*Given data:*
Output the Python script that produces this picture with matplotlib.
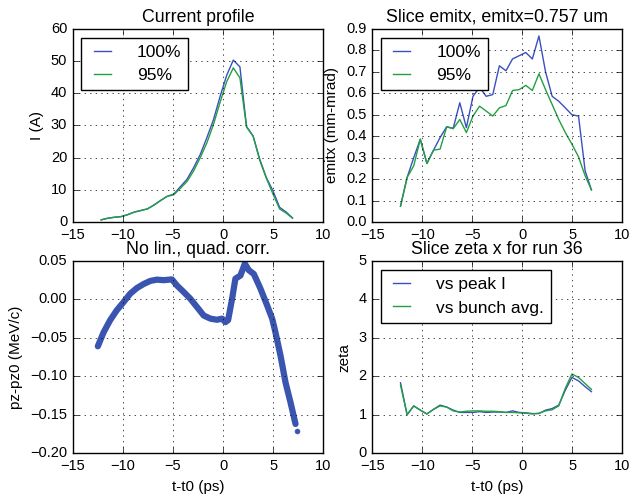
import numpy as np
import matplotlib
matplotlib.use("Agg")
import matplotlib.pyplot as plt

# ============ data ============

t = [-12.17, -11.51, -10.85, -10.19, -9.53, -8.87, -8.21, -7.55, -6.90, -6.24,
     -5.58, -4.92, -4.26, -3.60, -2.94, -2.28, -1.62, -0.96, -0.30, 0.36,
     1.02, 1.68, 2.34, 3.00, 3.66, 4.32, 4.98, 5.64, 6.30, 6.93]

cur_100 = [0.7, 1.2, 1.5, 1.7, 2.3, 3.1, 3.6, 4.1, 5.3, 6.7,
           8.0, 8.7, 11.0, 13.3, 16.9, 21.0, 26.2, 31.8, 39.0, 45.6,
           50.3, 48.2, 29.7, 26.7, 19.5, 13.8, 9.7, 4.6, 3.1, 1.3]
cur_95 = [0.7, 1.2, 1.5, 1.7, 2.3, 3.1, 3.6, 4.1, 5.3, 6.7,
          8.0, 8.5, 10.5, 12.6, 15.9, 20.0, 24.6, 30.3, 37.2, 43.6,
          47.9, 44.8, 29.5, 26.7, 19.2, 13.6, 8.7, 4.1, 2.8, 1.2]

emit_100 = [0.074, 0.208, 0.300, 0.386, 0.273, 0.335, 0.394, 0.444, 0.437, 0.556,
            0.440, 0.586, 0.628, 0.586, 0.594, 0.728, 0.705, 0.760, 0.775, 0.790,
            0.760, 0.867, 0.700, 0.586, 0.563, 0.532, 0.500, 0.494, 0.239, 0.150]
emit_95 = [0.074, 0.208, 0.262, 0.386, 0.273, 0.335, 0.340, 0.444, 0.435, 0.478,
           0.417, 0.494, 0.540, 0.517, 0.494, 0.532, 0.543, 0.613, 0.617, 0.637,
           0.613, 0.691, 0.617, 0.548, 0.478, 0.417, 0.363, 0.304, 0.216, 0.150]

zeta_peak = [1.83, 1.00, 1.23, 1.12, 1.02, 1.14, 1.25, 1.20, 1.12, 1.06,
             1.06, 1.06, 1.08, 1.06, 1.07, 1.07, 1.06, 1.10, 1.06, 1.05,
             1.03, 1.03, 1.12, 1.16, 1.25, 1.64, 1.97, 1.88, 1.73, 1.60]
zeta_avg = [1.77, 1.00, 1.23, 1.12, 1.02, 1.14, 1.23, 1.20, 1.10, 1.07,
            1.09, 1.10, 1.10, 1.09, 1.09, 1.08, 1.06, 1.06, 1.05, 1.04,
            1.02, 1.04, 1.10, 1.13, 1.23, 1.69, 2.06, 1.97, 1.81, 1.66]

# longitudinal phase space, centre of the particle band
ps_t = [-12.5, -11.93, -11.27, -10.6, -9.93, -9.27, -8.6, -7.93, -7.27, -6.6,
        -5.93, -5.1, -4.6, -3.93, -3.27, -2.6, -1.93, -1.27, -0.6, -0.1,
        0.23, 0.5, 0.9, 1.23, 1.73, 2.17, 2.57, 3.07, 3.73, 4.4,
        4.9, 5.23, 5.73, 6.23, 6.73, 7.23]
ps_pz = [-0.061, -0.043, -0.027, -0.014, -0.0035, 0.0074, 0.0148, 0.020, 0.024, 0.0257,
         0.025, 0.026, 0.018, 0.0096, 0.0009, -0.010, -0.021, -0.025, -0.0265, -0.025,
         -0.0296, -0.027, 0.0009, 0.027, 0.031, 0.0465, 0.038, 0.033, 0.014, -0.008,
         -0.025, -0.043, -0.073, -0.108, -0.134, -0.162]
stray_t = [7.33]
stray_pz = [-0.171]

# ===================== plotting =====================

plt.style.use('classic')
plt.rcParams['font.family'] = ['Liberation Sans', 'DejaVu Sans']
plt.rcParams['font.size'] = 10.5
plt.rcParams['axes.titlesize'] = 12.8
plt.rcParams['axes.labelsize'] = 11
plt.rcParams['legend.fontsize'] = 12.5
plt.rcParams['legend.handletextpad'] = 1.2
plt.rcParams['legend.handlelength'] = 1.6

c_blue = '#3a4fc0'
c_green = '#22a040'
c_dots = '#3a55b0'

fig = plt.figure(figsize=(6.44, 4.98), dpi=100, facecolor='white')
ax1 = fig.add_axes([0.113, 0.554, 0.389, 0.388])
ax2 = fig.add_axes([0.578, 0.554, 0.388, 0.388])
ax3 = fig.add_axes([0.113, 0.090, 0.389, 0.386])
ax4 = fig.add_axes([0.578, 0.090, 0.388, 0.386])

ax1.plot(t, cur_100, color=c_blue, label='100%')
ax1.plot(t, cur_95, color=c_green, label='95%')
ax1.set_title('Current profile')
ax1.set_ylabel('I (A)')
ax1.set_xlim(-15, 10)
ax1.set_ylim(0, 60)
ax1.legend(loc='upper left')

ax2.plot(t, emit_100, color=c_blue, label='100%')
ax2.plot(t, emit_95, color=c_green, label='95%')
ax2.set_title('Slice emitx, emitx=0.757 um')
ax2.set_ylabel('emitx (mm-mrad)')
ax2.set_xlim(-15, 10)
ax2.set_ylim(0, 0.9)
ax2.legend(loc='upper left')

ax3.plot(ps_t, ps_pz, color=c_dots, lw=4.5, solid_capstyle='round')
ax3.plot(stray_t, stray_pz, 'o', color=c_dots, ms=3.5, mec=c_dots)
ax3.set_title('No lin., quad. corr.')
ax3.set_ylabel('pz-pz0 (MeV/c)')
ax3.set_xlabel('t-t0 (ps)')
ax3.set_xlim(-15, 10)
ax3.set_ylim(-0.20, 0.05)

ax4.plot(t, zeta_peak, color=c_blue, label='vs peak I')
ax4.plot(t, zeta_avg, color=c_green, label='vs bunch avg.')
ax4.set_title('Slice zeta x for run 36')
ax4.set_ylabel('zeta')
ax4.set_xlabel('t-t0 (ps)')
ax4.set_xlim(-15, 10)
ax4.set_ylim(0, 5)
ax4.legend(loc='upper left')

for ax in (ax1, ax2, ax3, ax4):
    ax.grid(True)

fig.savefig('out.png', dpi=100, facecolor='white')
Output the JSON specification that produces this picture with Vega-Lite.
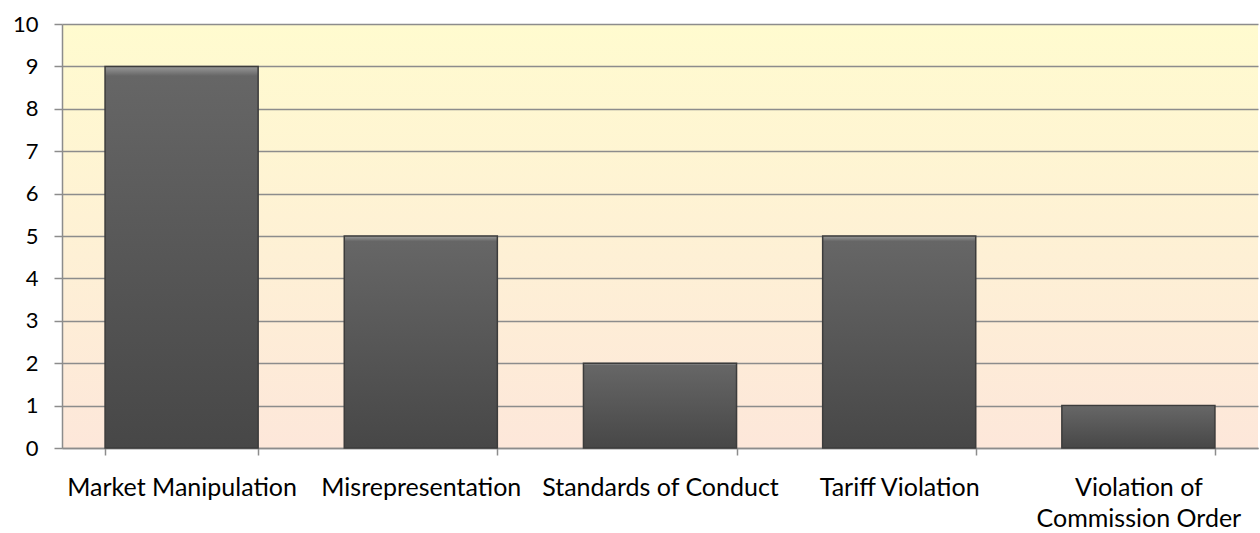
{
  "$schema": "https://vega.github.io/schema/vega-lite/v6.json",
  "autosize": "none",
  "width": 1196,
  "height": 424,
  "padding": {"left": 62, "top": 24, "right": 2, "bottom": 85},
  "background": "white",
  "config": {
    "font": "Lato",
    "view": {
      "stroke": null,
      "fill": {"gradient": "linear", "x1": 0, "y1": 0, "x2": 0, "y2": 1,
        "stops": [{"offset": 0, "color": "#fffbcf"}, {"offset": 1, "color": "#fde7da"}]}
    }
  },
  "data": {
    "values": [
      {"category": "Market Manipulation", "count": 9},
      {"category": "Misrepresentation", "count": 5},
      {"category": "Standards of Conduct", "count": 2},
      {"category": "Tariff Violation", "count": 5},
      {"category": "Violation of Commission Order", "count": 1}
    ]
  },
  "mark": {
    "type": "bar",
    "stroke": "#3c3c3c",
    "strokeWidth": 1.5,
    "fill": {"gradient": "linear", "x1": 0, "y1": 0, "x2": 0, "y2": 1,
      "stops": [{"offset": 0, "color": "#9a9a9a"}, {"offset": 0.025, "color": "#666666"}, {"offset": 1, "color": "#474747"}]}
  },
  "encoding": {
    "x": {
      "field": "category", "type": "nominal", "sort": null,
      "scale": {"paddingInner": 0.36, "paddingOuter": 0.18},
      "axis": {
        "title": null, "labelAngle": 0, "tickBand": "extent",
        "domainColor": "#8c8c8c", "domainWidth": 1.5,
        "tickColor": "#8c8c8c", "tickWidth": 1.5, "tickSize": 7,
        "labelFontSize": 25, "labelColor": "#000000", "labelPadding": 40,
        "labelFont": "Lato", "labelBaseline": "alphabetic", "labelLineHeight": 31,
        "labelLimit": 0,
        "labelExpr": "datum.label == 'Violation of Commission Order' ? ['Violation of', 'Commission Order'] : datum.label"
      }
    },
    "y": {
      "field": "count", "type": "quantitative",
      "scale": {"domain": [0, 10]},
      "axis": {
        "title": null, "values": [0,1,2,3,4,5,6,7,8,9,10],
        "domainColor": "#8c8c8c", "domainWidth": 1.5,
        "tickColor": "#8c8c8c", "tickWidth": 1.5, "tickSize": 8,
        "gridColor": "#8c8c8c", "gridWidth": 1.5,
        "labelFontSize": 22, "labelColor": "#000000", "labelPadding": 16,
        "labelFont": "Lato"
      }
    }
  }
}
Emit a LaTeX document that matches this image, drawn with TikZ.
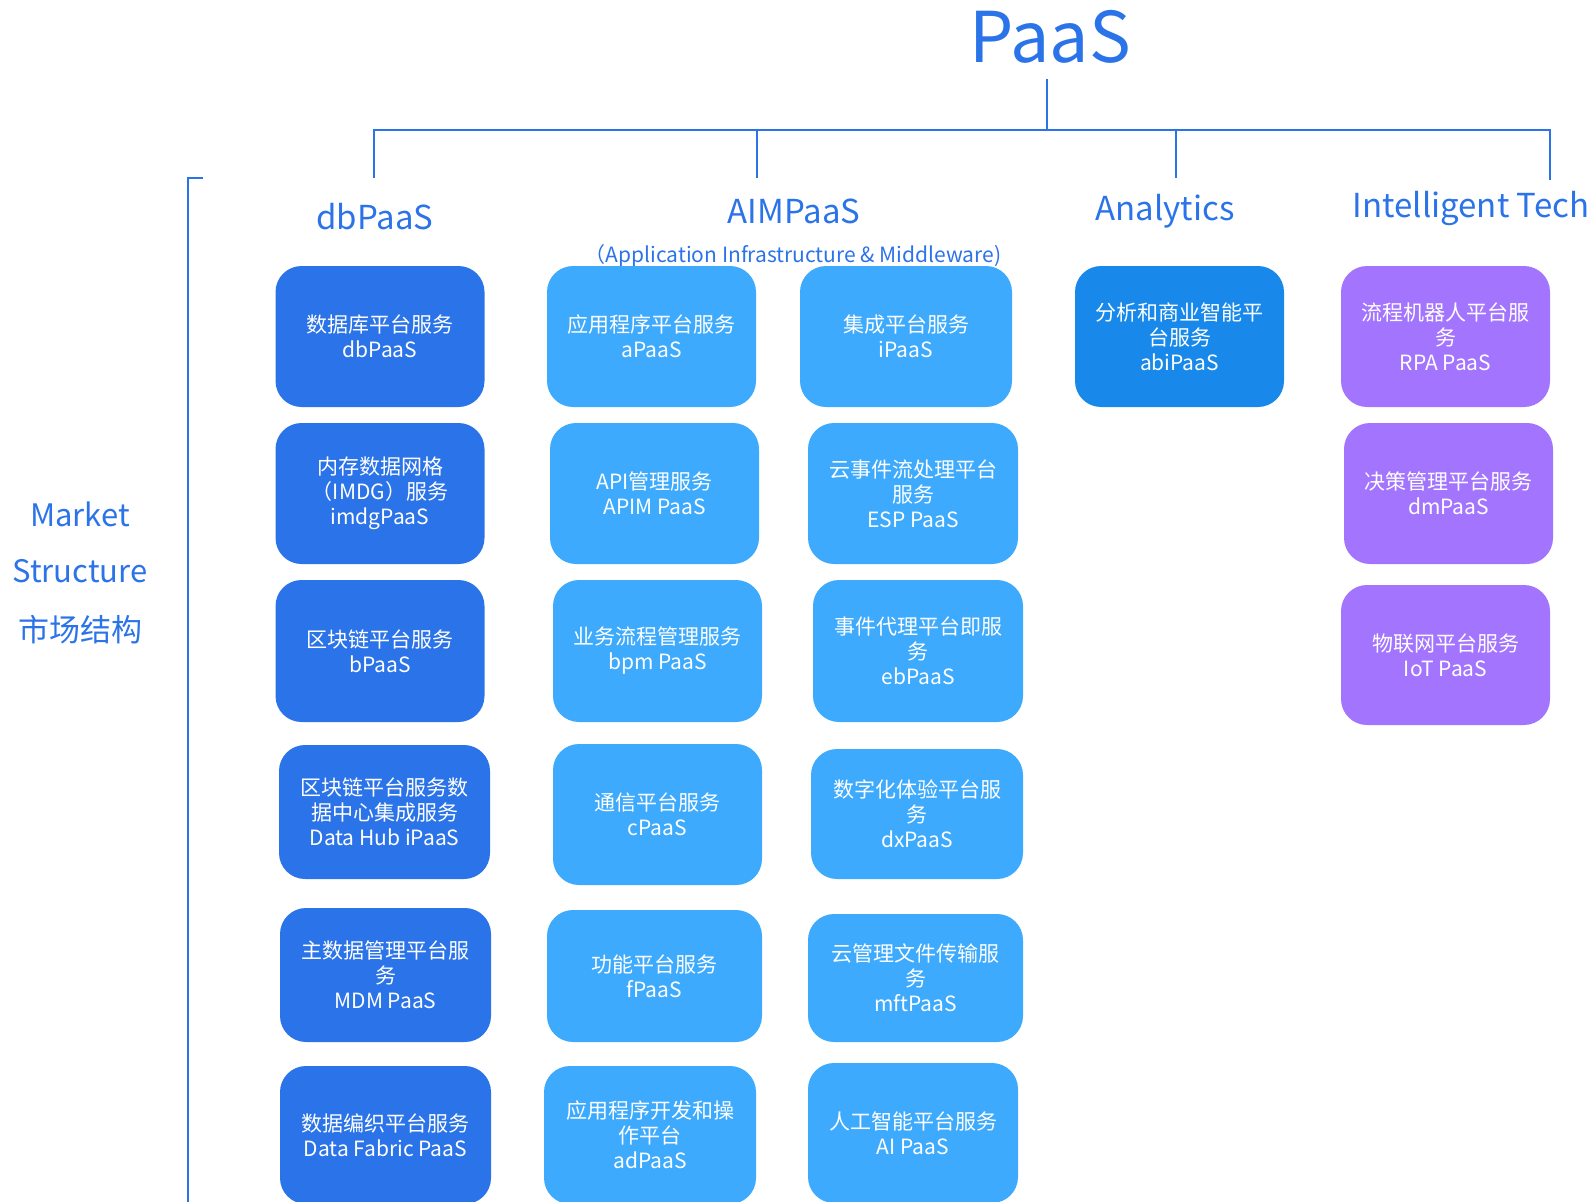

*Challenge:*
Print the data above verbatim from the first line through the line holding "1.02, 1.68, 2.34, 3.00, 3.66, 4.32, 4.98, 5.64, 6.30, 6.93]", leaving every picture out.

*Output of the task:*
Output the Python script that produces this picture with matplotlib.
import numpy as np
import matplotlib
matplotlib.use("Agg")
import matplotlib.pyplot as plt

# ============ data ============

t = [-12.17, -11.51, -10.85, -10.19, -9.53, -8.87, -8.21, -7.55, -6.90, -6.24,
     -5.58, -4.92, -4.26, -3.60, -2.94, -2.28, -1.62, -0.96, -0.30, 0.36,
     1.02, 1.68, 2.34, 3.00, 3.66, 4.32, 4.98, 5.64, 6.30, 6.93]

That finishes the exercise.